PROBLEM TO WORK ON: Select every line containing the word "this" from the material, and copy those lines.

THE DATA:
-.-.-

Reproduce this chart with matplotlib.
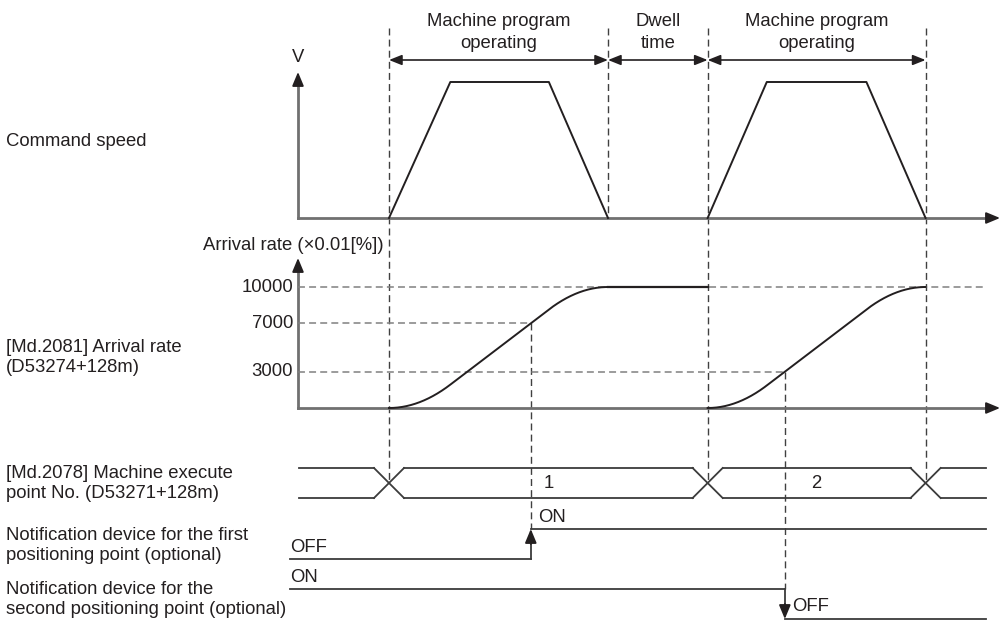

-.-.-

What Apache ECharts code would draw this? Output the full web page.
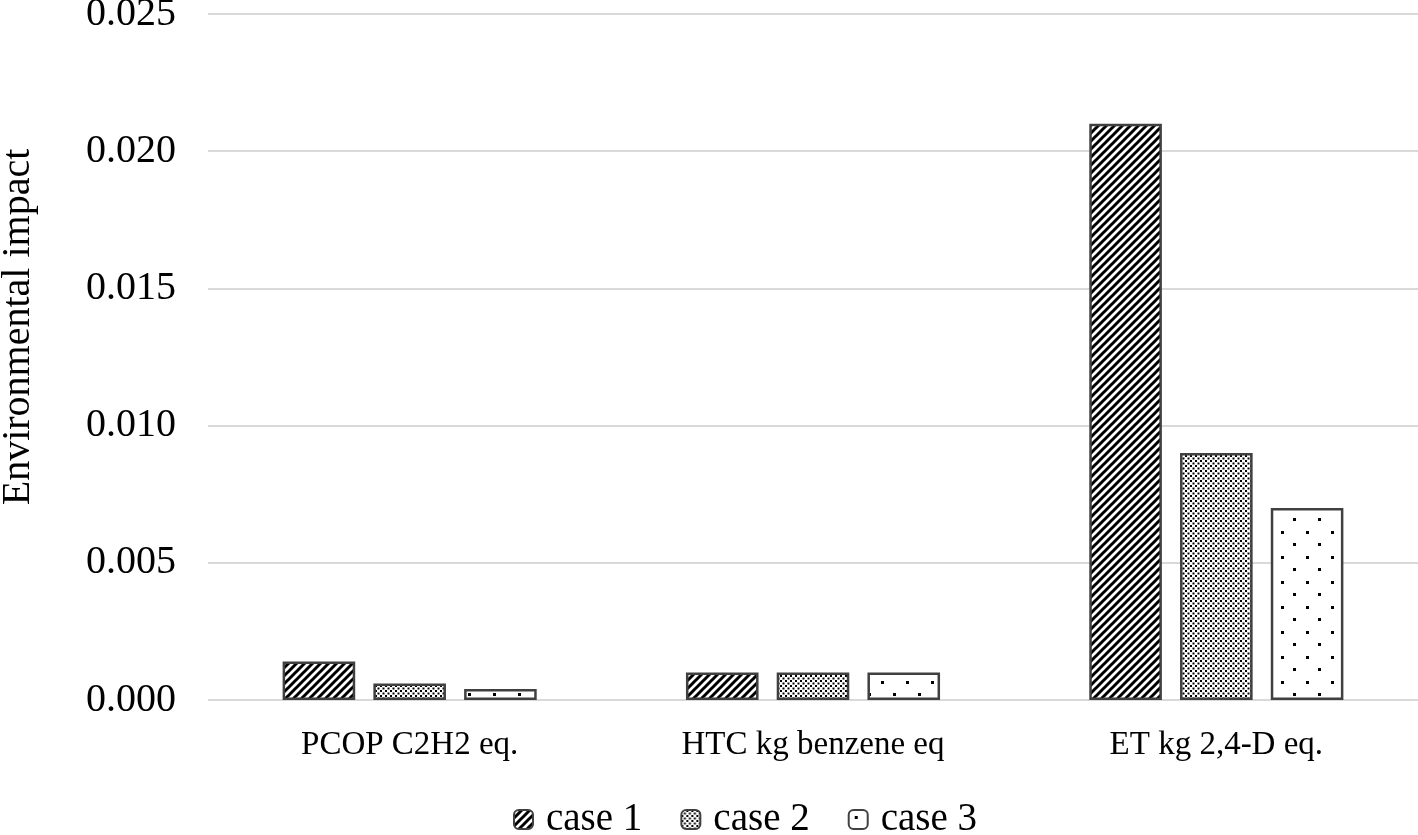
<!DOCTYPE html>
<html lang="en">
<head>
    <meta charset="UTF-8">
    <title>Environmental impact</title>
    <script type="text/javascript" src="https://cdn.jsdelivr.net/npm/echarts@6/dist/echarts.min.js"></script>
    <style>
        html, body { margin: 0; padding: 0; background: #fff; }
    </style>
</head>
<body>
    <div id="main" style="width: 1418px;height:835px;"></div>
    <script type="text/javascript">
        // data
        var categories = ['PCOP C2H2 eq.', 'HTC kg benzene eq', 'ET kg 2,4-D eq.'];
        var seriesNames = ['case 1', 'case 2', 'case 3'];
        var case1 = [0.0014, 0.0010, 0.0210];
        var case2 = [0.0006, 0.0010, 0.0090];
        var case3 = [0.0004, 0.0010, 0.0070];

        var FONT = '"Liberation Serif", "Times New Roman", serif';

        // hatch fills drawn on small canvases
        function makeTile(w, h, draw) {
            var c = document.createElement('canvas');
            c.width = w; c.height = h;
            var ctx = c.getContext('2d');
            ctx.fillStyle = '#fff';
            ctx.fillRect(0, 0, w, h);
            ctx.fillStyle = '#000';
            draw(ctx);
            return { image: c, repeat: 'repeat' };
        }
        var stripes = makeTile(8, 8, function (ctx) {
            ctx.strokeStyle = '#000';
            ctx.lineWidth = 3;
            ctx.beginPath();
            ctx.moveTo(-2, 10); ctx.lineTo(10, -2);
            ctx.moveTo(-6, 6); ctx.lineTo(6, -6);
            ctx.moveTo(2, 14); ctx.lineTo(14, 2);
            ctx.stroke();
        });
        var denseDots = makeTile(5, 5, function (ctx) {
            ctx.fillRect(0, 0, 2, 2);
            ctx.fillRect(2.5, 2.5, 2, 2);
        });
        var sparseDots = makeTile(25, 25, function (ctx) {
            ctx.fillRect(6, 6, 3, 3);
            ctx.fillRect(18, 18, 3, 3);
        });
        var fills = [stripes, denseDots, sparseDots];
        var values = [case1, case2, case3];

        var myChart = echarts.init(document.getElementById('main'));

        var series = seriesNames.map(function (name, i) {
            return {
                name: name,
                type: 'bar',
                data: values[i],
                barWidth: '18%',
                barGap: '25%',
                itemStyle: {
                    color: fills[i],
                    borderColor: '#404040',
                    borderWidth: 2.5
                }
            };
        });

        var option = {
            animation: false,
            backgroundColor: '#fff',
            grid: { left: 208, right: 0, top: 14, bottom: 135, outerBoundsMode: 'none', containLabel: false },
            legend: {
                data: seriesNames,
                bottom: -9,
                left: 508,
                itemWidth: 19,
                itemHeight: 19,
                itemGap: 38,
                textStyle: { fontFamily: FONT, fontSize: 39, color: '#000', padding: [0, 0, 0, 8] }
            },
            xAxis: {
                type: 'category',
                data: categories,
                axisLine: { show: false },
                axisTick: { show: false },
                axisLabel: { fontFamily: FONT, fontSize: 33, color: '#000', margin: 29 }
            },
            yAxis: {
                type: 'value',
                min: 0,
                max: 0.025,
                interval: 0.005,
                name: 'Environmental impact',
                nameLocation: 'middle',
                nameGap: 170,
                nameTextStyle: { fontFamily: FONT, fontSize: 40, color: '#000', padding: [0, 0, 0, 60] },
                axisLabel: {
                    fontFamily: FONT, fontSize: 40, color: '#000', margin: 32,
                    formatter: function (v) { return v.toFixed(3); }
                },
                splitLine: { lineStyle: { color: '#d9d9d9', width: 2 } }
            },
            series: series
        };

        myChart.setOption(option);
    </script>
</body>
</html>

-.-.-

TASK SOLUTION:
Reproduce this chart with matplotlib.
What Apache ECharts code would draw this? Output the full web page.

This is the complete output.